§ **THE PROBLEM**
From the first line of the data down to and including the line with "20.35, 22.4, 24.5];", copy everything exactly, leaving out pictures.

§ **DATA SHOWN**
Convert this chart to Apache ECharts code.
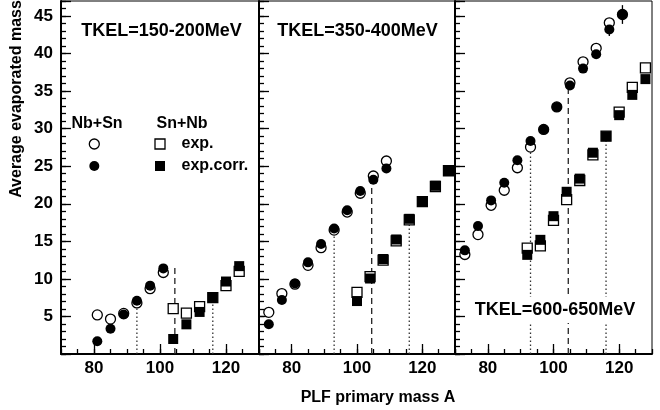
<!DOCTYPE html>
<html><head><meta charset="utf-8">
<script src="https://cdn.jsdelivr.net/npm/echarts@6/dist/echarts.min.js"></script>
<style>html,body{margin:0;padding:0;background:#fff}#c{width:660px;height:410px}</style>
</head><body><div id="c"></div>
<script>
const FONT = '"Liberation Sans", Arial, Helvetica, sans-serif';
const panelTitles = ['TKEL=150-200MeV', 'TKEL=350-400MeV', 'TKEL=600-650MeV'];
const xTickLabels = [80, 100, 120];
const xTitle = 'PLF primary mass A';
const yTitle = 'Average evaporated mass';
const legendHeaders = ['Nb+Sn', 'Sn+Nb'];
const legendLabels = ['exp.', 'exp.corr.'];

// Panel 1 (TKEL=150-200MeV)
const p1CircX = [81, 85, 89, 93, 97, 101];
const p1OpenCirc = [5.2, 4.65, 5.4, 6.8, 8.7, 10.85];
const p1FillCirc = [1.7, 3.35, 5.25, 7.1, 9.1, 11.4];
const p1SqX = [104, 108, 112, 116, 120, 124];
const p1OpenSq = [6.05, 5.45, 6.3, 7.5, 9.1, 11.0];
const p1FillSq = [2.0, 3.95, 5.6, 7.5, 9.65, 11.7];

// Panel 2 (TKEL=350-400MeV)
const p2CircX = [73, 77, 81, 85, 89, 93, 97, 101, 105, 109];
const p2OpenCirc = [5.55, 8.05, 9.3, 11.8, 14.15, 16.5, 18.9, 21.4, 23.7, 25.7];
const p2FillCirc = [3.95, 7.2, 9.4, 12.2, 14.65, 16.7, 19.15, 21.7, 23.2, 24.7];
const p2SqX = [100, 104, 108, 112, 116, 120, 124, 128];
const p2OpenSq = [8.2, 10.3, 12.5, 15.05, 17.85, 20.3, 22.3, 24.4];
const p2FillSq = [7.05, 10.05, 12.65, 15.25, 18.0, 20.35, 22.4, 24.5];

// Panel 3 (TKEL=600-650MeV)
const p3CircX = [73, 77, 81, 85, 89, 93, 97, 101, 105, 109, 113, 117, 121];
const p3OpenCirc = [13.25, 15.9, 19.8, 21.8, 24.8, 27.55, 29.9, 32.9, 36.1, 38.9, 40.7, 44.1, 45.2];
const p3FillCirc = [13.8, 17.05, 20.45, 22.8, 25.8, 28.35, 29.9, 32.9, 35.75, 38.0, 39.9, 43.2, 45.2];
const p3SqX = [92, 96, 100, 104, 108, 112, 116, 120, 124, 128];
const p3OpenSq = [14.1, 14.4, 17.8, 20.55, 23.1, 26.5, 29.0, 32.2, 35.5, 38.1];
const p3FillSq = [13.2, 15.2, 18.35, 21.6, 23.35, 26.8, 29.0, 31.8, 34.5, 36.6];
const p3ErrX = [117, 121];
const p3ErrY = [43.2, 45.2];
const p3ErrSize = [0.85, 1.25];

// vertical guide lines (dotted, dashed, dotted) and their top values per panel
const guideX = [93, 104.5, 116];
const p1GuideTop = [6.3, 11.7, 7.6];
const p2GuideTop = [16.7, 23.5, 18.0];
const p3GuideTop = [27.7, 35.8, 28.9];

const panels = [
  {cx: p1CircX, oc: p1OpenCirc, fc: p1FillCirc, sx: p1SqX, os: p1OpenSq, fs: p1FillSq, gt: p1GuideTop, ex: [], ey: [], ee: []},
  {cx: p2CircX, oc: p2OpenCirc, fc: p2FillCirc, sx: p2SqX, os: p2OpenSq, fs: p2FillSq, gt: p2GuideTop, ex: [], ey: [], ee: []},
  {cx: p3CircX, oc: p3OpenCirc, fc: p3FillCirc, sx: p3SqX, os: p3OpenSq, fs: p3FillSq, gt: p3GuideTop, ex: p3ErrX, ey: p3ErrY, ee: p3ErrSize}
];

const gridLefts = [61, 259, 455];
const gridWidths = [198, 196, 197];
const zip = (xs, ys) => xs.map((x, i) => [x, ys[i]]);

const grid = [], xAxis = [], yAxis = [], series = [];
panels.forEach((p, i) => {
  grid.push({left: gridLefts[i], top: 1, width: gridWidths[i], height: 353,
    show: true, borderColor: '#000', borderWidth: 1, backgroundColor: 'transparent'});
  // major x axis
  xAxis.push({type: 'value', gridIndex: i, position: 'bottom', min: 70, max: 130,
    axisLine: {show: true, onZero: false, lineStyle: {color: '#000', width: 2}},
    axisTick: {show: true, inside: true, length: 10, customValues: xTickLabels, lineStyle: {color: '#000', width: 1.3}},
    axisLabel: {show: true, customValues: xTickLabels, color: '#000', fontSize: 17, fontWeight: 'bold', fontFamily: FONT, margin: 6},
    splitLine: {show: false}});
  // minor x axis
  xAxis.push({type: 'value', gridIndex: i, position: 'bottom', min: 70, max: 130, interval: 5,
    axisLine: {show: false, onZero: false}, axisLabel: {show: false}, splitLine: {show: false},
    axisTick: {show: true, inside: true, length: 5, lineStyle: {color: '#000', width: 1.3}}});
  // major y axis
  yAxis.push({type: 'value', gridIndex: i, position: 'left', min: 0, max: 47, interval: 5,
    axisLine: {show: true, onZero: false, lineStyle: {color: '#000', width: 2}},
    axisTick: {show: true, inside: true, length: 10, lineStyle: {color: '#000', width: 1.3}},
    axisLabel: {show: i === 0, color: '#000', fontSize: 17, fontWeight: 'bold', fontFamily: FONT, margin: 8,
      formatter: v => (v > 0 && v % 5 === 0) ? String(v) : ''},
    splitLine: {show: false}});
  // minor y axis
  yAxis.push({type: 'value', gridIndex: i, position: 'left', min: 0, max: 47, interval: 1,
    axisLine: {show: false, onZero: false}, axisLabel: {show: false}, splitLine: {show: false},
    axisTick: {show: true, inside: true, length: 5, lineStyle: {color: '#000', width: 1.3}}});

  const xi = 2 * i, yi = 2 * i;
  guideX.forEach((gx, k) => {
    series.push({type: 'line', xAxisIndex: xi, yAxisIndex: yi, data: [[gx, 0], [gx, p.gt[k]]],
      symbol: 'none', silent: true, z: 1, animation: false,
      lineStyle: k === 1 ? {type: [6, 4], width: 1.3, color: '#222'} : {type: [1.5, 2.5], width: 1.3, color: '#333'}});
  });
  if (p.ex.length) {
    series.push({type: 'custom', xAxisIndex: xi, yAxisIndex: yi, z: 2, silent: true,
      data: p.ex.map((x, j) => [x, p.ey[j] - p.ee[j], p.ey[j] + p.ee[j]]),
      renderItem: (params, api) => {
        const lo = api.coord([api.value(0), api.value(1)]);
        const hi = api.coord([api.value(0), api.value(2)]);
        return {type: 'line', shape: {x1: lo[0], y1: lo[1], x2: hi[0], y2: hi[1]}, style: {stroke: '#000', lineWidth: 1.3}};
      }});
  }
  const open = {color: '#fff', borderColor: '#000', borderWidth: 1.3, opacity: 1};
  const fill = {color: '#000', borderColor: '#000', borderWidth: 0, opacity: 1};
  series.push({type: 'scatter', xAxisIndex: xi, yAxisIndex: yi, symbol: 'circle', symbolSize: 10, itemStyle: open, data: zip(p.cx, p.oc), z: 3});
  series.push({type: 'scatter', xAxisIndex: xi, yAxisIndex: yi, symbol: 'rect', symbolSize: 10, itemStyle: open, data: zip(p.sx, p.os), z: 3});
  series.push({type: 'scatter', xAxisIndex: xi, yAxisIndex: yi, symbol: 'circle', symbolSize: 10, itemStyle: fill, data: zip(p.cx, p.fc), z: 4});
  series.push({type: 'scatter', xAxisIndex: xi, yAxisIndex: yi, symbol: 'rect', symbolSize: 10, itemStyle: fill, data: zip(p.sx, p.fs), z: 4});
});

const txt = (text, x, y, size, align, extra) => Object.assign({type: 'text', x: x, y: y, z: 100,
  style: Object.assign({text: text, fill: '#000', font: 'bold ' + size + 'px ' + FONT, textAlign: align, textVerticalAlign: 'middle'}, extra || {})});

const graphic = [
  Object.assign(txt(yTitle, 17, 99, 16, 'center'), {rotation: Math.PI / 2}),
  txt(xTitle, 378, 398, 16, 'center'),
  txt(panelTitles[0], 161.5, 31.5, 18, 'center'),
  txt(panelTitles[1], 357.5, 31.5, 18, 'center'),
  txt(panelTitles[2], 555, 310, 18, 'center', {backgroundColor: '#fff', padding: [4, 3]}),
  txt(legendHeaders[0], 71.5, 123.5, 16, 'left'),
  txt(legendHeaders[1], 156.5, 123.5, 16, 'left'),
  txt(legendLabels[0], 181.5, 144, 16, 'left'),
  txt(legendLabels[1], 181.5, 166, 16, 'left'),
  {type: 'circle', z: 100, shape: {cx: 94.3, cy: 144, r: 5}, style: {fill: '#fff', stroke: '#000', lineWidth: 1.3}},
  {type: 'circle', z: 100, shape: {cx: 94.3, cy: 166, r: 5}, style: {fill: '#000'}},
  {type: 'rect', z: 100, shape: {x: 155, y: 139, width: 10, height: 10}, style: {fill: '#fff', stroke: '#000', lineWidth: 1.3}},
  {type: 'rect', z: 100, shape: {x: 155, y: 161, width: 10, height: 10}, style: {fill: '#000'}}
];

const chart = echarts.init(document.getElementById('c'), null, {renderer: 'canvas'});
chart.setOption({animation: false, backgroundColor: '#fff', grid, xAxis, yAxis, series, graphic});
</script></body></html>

§ **RESULT BELOW**
Convert this chart to Apache ECharts code.
<!DOCTYPE html>
<html><head><meta charset="utf-8">
<script src="https://cdn.jsdelivr.net/npm/echarts@6/dist/echarts.min.js"></script>
<style>html,body{margin:0;padding:0;background:#fff}#c{width:660px;height:410px}</style>
</head><body><div id="c"></div>
<script>
const FONT = '"Liberation Sans", Arial, Helvetica, sans-serif';
const panelTitles = ['TKEL=150-200MeV', 'TKEL=350-400MeV', 'TKEL=600-650MeV'];
const xTickLabels = [80, 100, 120];
const xTitle = 'PLF primary mass A';
const yTitle = 'Average evaporated mass';
const legendHeaders = ['Nb+Sn', 'Sn+Nb'];
const legendLabels = ['exp.', 'exp.corr.'];

// Panel 1 (TKEL=150-200MeV)
const p1CircX = [81, 85, 89, 93, 97, 101];
const p1OpenCirc = [5.2, 4.65, 5.4, 6.8, 8.7, 10.85];
const p1FillCirc = [1.7, 3.35, 5.25, 7.1, 9.1, 11.4];
const p1SqX = [104, 108, 112, 116, 120, 124];
const p1OpenSq = [6.05, 5.45, 6.3, 7.5, 9.1, 11.0];
const p1FillSq = [2.0, 3.95, 5.6, 7.5, 9.65, 11.7];

// Panel 2 (TKEL=350-400MeV)
const p2CircX = [73, 77, 81, 85, 89, 93, 97, 101, 105, 109];
const p2OpenCirc = [5.55, 8.05, 9.3, 11.8, 14.15, 16.5, 18.9, 21.4, 23.7, 25.7];
const p2FillCirc = [3.95, 7.2, 9.4, 12.2, 14.65, 16.7, 19.15, 21.7, 23.2, 24.7];
const p2SqX = [100, 104, 108, 112, 116, 120, 124, 128];
const p2OpenSq = [8.2, 10.3, 12.5, 15.05, 17.85, 20.3, 22.3, 24.4];
const p2FillSq = [7.05, 10.05, 12.65, 15.25, 18.0, 20.35, 22.4, 24.5];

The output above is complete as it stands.